WHAT TO DO - Retype each line exactly. Skip images.

EXERCISE MATERIALS -

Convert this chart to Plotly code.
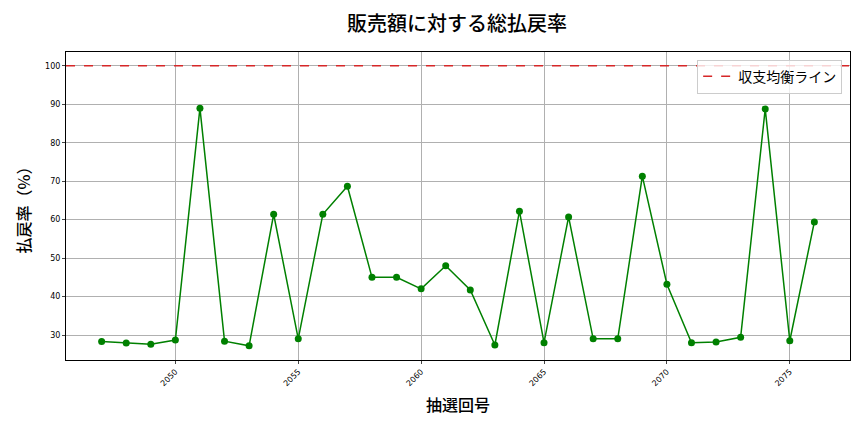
import plotly.graph_objects as go

# 抽選回号と総払戻率
draws = list(range(2047, 2077))
rates = [28.3, 27.9, 27.6, 28.7, 89.0, 28.4, 27.2, 61.4, 29.0, 61.4,
         68.7, 45.0, 45.0, 42.0, 48.0, 41.7, 27.4, 62.2, 28.0, 60.7,
         29.0, 29.0, 71.3, 43.2, 28.0, 28.2, 29.4, 88.8, 28.5, 59.4]
breakeven = 100
xticks = [2050, 2055, 2060, 2065, 2070, 2075]
yticks = [30, 40, 50, 60, 70, 80, 90, 100]

font = "Noto Sans CJK JP"

fig = go.Figure()
fig.add_trace(go.Scatter(
    x=draws, y=rates, mode="lines+markers",
    line=dict(color="green", width=1.5),
    marker=dict(color="green", size=7),
    showlegend=False,
))
fig.add_trace(go.Scatter(
    x=[2045.55, 2077.45], y=[breakeven, breakeven], mode="lines",
    line=dict(color="#d62728", width=1.5, dash="dash"),
    name="収支均衡ライン",
))

# page body has an 8px margin, so the figure is a bit smaller
fig.update_layout(
    width=856, height=424,
    margin=dict(l=58, r=14, t=44, b=72),
    paper_bgcolor="white", plot_bgcolor="white",
    font=dict(family=font, color="black"),
    title=dict(text="販売額に対する総払戻率", x=0.5245, xanchor="center",
               y=0.963, yanchor="middle", font=dict(size=20, family=font, weight=500)),
    legend=dict(x=0.99, y=0.975, xanchor="right", yanchor="top",
                bordercolor="#cccccc", borderwidth=1, bgcolor="rgba(255,255,255,0.8)",
                font=dict(size=14, family=font)),
)
fig.update_xaxes(
    range=[2045.55, 2077.45], tickvals=xticks, tickangle=-45,
    tickfont=dict(size=8, family="DejaVu Sans", color="black"),
    title=dict(text="抽選回号", font=dict(size=16, family=font, weight=500), standoff=12),
    showgrid=True, gridcolor="#b0b0b0", gridwidth=0.8,
    showline=True, linecolor="black", linewidth=1, mirror=True,
    ticks="outside", ticklen=3, zeroline=False,
)
fig.update_yaxes(
    range=[23.5, 103.6], tickvals=yticks,
    tickfont=dict(size=8, family="DejaVu Sans", color="black"),
    title=dict(text="払戻率（%）", font=dict(size=16, family=font, weight=500), standoff=10),
    showgrid=True, gridcolor="#b0b0b0", gridwidth=0.8,
    showline=True, linecolor="black", linewidth=1, mirror=True,
    ticks="outside", ticklen=3, zeroline=False,
)

fig.write_html("out.html")
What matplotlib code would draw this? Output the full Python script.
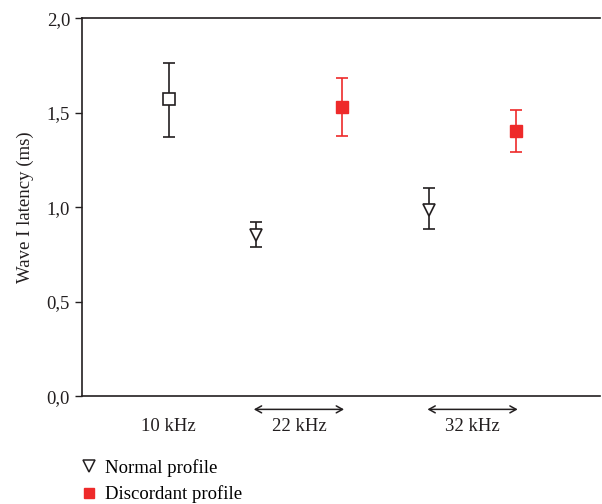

TASK RESPONSE -
Convert this chart to Plotly code.
import plotly.graph_objects as go

# 抽選回号と総払戻率
draws = list(range(2047, 2077))
rates = [28.3, 27.9, 27.6, 28.7, 89.0, 28.4, 27.2, 61.4, 29.0, 61.4,
         68.7, 45.0, 45.0, 42.0, 48.0, 41.7, 27.4, 62.2, 28.0, 60.7,
         29.0, 29.0, 71.3, 43.2, 28.0, 28.2, 29.4, 88.8, 28.5, 59.4]
breakeven = 100
xticks = [2050, 2055, 2060, 2065, 2070, 2075]
yticks = [30, 40, 50, 60, 70, 80, 90, 100]

font = "Noto Sans CJK JP"

fig = go.Figure()
fig.add_trace(go.Scatter(
    x=draws, y=rates, mode="lines+markers",
    line=dict(color="green", width=1.5),
    marker=dict(color="green", size=7),
    showlegend=False,
))
fig.add_trace(go.Scatter(
    x=[2045.55, 2077.45], y=[breakeven, breakeven], mode="lines",
    line=dict(color="#d62728", width=1.5, dash="dash"),
    name="収支均衡ライン",
))

# page body has an 8px margin, so the figure is a bit smaller
fig.update_layout(
    width=856, height=424,
    margin=dict(l=58, r=14, t=44, b=72),
    paper_bgcolor="white", plot_bgcolor="white",
    font=dict(family=font, color="black"),
    title=dict(text="販売額に対する総払戻率", x=0.5245, xanchor="center",
               y=0.963, yanchor="middle", font=dict(size=20, family=font, weight=500)),
    legend=dict(x=0.99, y=0.975, xanchor="right", yanchor="top",
                bordercolor="#cccccc", borderwidth=1, bgcolor="rgba(255,255,255,0.8)",
                font=dict(size=14, family=font)),
)
fig.update_xaxes(
    range=[2045.55, 2077.45], tickvals=xticks, tickangle=-45,
    tickfont=dict(size=8, family="DejaVu Sans", color="black"),
    title=dict(text="抽選回号", font=dict(size=16, family=font, weight=500), standoff=12),
    showgrid=True, gridcolor="#b0b0b0", gridwidth=0.8,
    showline=True, linecolor="black", linewidth=1, mirror=True,
    ticks="outside", ticklen=3, zeroline=False,
)
fig.update_yaxes(
    range=[23.5, 103.6], tickvals=yticks,
    tickfont=dict(size=8, family="DejaVu Sans", color="black"),
    title=dict(text="払戻率（%）", font=dict(size=16, family=font, weight=500), standoff=10),
    showgrid=True, gridcolor="#b0b0b0", gridwidth=0.8,
    showline=True, linecolor="black", linewidth=1, mirror=True,
    ticks="outside", ticklen=3, zeroline=False,
)

fig.write_html("out.html")
What matplotlib code would draw this? Output the full Python script.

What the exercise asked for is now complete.